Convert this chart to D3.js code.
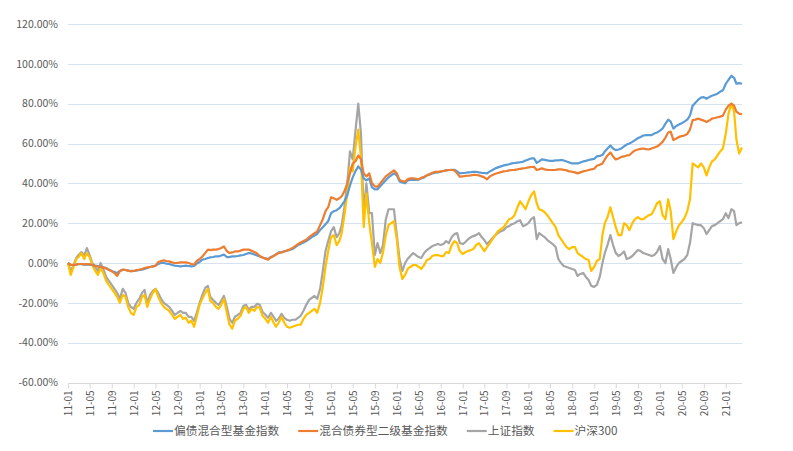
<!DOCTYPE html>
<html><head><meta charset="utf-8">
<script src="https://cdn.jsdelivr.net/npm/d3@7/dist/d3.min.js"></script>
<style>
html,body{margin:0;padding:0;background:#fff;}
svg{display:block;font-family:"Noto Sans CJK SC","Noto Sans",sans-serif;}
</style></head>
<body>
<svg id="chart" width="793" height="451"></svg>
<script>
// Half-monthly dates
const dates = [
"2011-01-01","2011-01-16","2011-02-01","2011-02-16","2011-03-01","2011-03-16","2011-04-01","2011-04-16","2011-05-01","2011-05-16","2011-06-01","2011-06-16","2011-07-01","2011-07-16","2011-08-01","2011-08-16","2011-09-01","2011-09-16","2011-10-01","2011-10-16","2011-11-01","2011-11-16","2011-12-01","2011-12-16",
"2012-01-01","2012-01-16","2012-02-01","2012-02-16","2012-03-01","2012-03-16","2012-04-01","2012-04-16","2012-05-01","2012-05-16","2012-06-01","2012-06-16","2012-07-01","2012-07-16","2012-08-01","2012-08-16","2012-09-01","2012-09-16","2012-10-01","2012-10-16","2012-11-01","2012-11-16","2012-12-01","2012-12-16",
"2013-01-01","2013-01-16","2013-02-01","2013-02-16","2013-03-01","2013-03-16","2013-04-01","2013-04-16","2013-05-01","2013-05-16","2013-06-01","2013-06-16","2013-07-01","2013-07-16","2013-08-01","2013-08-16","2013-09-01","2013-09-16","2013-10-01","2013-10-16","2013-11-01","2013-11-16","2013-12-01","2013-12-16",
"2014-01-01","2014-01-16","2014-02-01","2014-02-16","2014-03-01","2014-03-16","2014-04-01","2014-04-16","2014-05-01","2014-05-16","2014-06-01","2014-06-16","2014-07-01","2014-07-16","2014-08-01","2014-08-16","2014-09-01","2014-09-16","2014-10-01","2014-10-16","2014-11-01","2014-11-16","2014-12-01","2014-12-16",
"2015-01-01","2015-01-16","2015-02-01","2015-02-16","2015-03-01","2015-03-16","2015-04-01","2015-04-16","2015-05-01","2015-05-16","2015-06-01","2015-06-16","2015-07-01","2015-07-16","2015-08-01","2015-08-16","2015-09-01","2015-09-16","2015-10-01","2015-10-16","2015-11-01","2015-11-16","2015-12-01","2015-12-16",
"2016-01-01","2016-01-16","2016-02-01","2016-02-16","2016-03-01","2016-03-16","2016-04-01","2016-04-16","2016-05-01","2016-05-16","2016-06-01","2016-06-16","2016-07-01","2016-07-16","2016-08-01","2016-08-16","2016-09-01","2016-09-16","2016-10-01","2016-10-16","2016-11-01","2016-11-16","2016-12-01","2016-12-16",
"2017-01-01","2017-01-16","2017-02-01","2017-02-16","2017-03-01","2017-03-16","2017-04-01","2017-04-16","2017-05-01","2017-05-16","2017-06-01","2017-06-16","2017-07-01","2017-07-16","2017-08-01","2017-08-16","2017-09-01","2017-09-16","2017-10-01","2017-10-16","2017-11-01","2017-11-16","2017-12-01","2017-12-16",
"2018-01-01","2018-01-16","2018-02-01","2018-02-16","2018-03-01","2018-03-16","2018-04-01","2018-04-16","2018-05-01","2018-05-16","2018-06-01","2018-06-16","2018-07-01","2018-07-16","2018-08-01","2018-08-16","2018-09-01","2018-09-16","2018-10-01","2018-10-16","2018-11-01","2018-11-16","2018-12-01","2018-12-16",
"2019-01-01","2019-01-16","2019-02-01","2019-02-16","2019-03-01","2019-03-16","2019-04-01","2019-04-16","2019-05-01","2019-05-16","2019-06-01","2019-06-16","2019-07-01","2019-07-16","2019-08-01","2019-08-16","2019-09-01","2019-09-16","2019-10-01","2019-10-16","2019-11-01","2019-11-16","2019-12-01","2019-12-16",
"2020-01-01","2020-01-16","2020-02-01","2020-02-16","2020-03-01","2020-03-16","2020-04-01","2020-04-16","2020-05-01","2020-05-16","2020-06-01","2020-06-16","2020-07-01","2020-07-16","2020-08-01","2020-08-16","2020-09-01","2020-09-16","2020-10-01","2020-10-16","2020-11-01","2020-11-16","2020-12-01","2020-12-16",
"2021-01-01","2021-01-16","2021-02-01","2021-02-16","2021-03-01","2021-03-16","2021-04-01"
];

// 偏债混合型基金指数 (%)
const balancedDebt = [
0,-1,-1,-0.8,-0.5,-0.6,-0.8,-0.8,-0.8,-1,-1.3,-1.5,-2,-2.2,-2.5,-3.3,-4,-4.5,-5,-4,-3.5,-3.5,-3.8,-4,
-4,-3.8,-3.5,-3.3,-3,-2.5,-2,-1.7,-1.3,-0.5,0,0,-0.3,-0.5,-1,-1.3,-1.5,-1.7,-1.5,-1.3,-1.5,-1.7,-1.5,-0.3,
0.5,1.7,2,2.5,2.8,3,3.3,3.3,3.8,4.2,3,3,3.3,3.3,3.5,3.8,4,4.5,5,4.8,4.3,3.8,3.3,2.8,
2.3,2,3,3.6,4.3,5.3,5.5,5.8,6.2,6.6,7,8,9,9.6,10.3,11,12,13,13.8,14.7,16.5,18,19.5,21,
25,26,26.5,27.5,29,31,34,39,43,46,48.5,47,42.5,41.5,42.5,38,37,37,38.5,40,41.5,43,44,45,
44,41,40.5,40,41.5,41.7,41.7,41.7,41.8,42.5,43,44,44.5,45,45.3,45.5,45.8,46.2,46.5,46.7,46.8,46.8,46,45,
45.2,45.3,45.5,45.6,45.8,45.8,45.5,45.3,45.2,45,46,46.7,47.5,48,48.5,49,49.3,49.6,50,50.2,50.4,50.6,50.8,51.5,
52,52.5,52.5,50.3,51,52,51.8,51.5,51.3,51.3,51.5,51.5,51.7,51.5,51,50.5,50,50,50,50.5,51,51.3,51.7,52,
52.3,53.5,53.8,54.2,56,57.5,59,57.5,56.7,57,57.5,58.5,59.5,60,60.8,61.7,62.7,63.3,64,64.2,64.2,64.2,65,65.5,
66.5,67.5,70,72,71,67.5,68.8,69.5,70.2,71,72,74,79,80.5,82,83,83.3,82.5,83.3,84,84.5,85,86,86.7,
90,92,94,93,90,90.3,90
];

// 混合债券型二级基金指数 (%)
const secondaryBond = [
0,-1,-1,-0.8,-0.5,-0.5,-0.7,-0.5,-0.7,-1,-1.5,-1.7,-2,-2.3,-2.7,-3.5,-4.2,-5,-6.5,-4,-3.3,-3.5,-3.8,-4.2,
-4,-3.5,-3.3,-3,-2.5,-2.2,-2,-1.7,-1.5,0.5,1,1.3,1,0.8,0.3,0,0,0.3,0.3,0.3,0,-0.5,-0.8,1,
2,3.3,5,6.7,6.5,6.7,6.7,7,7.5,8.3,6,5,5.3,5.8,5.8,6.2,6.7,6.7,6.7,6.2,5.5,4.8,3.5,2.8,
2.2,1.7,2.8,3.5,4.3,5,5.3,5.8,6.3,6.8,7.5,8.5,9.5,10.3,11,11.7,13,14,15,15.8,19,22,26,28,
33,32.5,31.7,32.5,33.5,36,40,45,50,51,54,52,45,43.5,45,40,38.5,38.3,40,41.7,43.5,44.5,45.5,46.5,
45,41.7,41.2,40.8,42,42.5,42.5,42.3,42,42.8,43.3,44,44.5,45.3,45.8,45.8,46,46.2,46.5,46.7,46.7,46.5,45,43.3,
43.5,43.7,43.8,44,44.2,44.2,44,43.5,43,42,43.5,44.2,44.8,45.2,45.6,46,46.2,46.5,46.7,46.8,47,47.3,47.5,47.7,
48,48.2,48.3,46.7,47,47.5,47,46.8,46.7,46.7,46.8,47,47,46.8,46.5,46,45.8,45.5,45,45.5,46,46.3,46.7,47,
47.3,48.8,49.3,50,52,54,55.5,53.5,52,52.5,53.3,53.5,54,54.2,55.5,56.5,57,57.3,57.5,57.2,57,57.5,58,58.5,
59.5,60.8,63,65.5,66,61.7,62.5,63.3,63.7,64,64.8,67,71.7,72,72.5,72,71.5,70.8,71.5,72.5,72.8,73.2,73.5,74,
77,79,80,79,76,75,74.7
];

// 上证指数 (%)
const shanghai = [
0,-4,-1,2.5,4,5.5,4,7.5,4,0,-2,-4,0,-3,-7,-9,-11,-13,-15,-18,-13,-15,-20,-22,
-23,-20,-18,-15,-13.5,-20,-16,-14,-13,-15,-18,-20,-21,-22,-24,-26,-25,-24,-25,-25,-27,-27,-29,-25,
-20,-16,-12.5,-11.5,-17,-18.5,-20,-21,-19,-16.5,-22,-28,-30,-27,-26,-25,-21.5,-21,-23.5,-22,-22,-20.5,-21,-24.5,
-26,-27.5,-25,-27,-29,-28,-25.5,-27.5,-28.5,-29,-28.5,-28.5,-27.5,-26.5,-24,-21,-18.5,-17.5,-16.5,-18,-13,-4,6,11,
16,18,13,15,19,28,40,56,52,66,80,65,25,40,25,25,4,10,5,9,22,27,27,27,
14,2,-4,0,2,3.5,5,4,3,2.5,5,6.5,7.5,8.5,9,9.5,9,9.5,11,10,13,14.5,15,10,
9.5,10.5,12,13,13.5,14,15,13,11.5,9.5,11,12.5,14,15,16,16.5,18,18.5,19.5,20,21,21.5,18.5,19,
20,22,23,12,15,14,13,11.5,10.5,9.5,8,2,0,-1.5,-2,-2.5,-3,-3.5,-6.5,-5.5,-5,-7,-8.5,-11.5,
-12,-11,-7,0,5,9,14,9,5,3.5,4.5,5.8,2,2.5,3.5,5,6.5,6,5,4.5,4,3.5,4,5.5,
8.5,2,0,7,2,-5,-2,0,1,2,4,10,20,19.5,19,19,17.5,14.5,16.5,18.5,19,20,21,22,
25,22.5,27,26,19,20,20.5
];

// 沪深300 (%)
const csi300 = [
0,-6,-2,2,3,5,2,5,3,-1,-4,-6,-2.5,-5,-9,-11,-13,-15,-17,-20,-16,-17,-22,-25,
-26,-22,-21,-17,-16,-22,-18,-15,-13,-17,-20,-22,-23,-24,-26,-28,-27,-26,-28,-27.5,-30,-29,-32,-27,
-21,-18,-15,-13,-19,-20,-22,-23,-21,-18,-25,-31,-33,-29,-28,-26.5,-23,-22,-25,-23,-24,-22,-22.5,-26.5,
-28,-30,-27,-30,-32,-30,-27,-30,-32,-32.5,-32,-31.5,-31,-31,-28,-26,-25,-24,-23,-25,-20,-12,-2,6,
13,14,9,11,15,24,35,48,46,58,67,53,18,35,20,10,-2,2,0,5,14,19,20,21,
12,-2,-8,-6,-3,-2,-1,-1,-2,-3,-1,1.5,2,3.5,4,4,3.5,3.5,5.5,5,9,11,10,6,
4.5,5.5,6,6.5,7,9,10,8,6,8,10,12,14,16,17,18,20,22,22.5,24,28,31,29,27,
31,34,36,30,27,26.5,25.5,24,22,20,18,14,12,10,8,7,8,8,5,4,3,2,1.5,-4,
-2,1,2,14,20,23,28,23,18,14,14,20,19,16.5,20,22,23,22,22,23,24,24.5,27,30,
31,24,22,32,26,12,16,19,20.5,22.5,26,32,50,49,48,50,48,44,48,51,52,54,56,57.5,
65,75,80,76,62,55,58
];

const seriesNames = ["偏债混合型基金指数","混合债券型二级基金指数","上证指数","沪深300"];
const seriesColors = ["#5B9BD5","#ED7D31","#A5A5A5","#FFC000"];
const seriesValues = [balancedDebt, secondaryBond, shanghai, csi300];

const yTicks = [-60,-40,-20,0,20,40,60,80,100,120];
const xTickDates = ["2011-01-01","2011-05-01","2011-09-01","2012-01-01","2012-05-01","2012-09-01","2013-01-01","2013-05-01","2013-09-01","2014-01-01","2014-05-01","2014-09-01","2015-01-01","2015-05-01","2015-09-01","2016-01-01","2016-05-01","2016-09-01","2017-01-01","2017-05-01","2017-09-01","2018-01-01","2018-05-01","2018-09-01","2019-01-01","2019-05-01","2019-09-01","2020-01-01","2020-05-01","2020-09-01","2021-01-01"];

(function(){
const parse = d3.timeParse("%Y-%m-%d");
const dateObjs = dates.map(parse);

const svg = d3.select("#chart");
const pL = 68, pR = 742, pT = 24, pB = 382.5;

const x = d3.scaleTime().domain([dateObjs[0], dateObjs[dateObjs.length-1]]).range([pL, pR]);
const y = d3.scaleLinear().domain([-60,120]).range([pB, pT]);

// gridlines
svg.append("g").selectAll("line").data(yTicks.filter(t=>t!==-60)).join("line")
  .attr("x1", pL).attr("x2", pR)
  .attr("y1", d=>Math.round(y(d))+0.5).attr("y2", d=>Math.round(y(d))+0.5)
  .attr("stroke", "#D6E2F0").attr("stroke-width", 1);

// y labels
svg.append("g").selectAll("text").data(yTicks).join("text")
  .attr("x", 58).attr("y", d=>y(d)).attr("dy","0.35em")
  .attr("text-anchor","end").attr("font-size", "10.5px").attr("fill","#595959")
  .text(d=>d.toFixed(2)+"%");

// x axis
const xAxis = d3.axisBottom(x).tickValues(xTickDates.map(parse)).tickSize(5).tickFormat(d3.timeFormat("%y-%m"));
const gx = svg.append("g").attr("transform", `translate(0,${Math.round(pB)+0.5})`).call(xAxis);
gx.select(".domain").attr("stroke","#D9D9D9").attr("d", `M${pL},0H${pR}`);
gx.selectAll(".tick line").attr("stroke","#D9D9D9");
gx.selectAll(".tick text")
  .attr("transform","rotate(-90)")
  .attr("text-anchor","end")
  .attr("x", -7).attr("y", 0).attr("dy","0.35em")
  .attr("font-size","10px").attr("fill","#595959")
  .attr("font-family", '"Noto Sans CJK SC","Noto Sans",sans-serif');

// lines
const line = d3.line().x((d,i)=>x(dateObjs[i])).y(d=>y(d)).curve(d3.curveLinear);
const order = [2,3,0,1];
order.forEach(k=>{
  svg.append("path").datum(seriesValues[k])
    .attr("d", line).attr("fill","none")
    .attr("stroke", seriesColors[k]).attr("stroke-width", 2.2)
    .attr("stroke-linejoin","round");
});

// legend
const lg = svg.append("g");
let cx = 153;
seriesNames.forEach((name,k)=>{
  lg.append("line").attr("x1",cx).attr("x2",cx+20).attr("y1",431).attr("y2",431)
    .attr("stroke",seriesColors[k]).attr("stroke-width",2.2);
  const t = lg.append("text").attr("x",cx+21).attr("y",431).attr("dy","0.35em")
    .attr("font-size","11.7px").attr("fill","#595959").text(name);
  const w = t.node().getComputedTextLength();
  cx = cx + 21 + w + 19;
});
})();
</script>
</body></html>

WORK TO BE COMPLETED: Copy every single line of the material above that holds "chart".

ANSWER TO THIS TASK:
Convert this chart to D3.js code.
<svg id="chart" width="793" height="451"></svg>
const svg = d3.select("#chart");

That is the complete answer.